Date of Award

Fall 1-10-2014

Degree Type

Dissertation

Degree Name

Doctor of Philosophy (PhD)

Department

Middle-Secondary Education and Instructional Technology

First Advisor

Gertrude Tinker Sachs, Ph.D.

Second Advisor

Janice Fournillier, Ph.D.

Third Advisor

Peggy Albers, Ph.D.

Fourth Advisor

Amy Seely Flint, Ph.D.

Abstract

Despite 21st Century technology, our nation’s high schools deliver a print-centric curriculum driven by high-stakes tests. A majority of states have adopted Common Core State Standards that incorporate producing and consuming multiple media texts. Some teachers have begun to include multimodal activities but few are exploiting the affordances of multimodal composition specifically for the benefit of English learners. Public high school teachers hold deficit views of English learners and fail to offer them challenging, creative tasks.

Framed by the complementary sociocultural theories of ecological linguistics (van Lier, 2004), multimodality (Kress, 2010), and identity (Gee, 2001; Norton, 2000), this qualitative case study examined the process and product of high school English learners composing multimodally with digital video. Four questions guided the study: 1) What can we learn from adolescent English learners engaged in composing with video? 2) What identities do adolescent ELs explore while engaging in multimodal communication? 3) What processes do ELs engage in as they compose multimodally? 4) How do their multimodal compositions contribute to our understanding of ELs?

Participants were enrolled in an elective English to Speakers of Other Languages (ESOL) class at a public high school during Spring semester of 2012. Data included student generated lesson artifacts, audio/video recordings, researcher journal, and participants' video compositions. Data were analyzed through an ongoing, recursive cycle to determine themes, categories, and trends. Visual and video data were examined through visual discourse analysis (Albers, 2007b; Kress & van Leeuwen, 2006) and multimodal interaction analysis (Norris, 2004).

Addressing the process and product of learning to read and compose visual and video texts, this dissertation examines 3 pairs of student participants and their video compositions. It reveals English learners working collaboratively and creatively, exploring imagined identities, showing investment in learning, engaging in critical analysis, and effectively communicating through multiple modes.

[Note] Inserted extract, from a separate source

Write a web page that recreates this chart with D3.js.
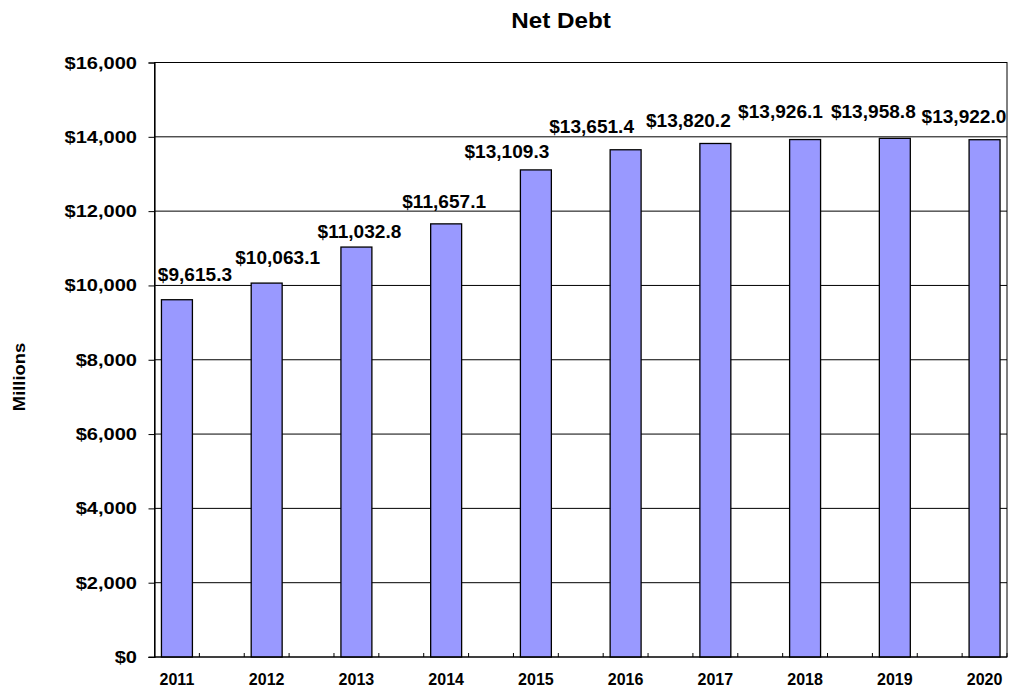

Multimodal analysis of three student videos revealed four patterns of multimodal design; less is less, layered modes, less is more, and overlapping modes. The study redefines English learners as multilingual, multimodal communicators. It illustrates the complexity and reveals the benefit of incorporating multimodal activities and provides a model for fostering multilingual, multimodal communicators.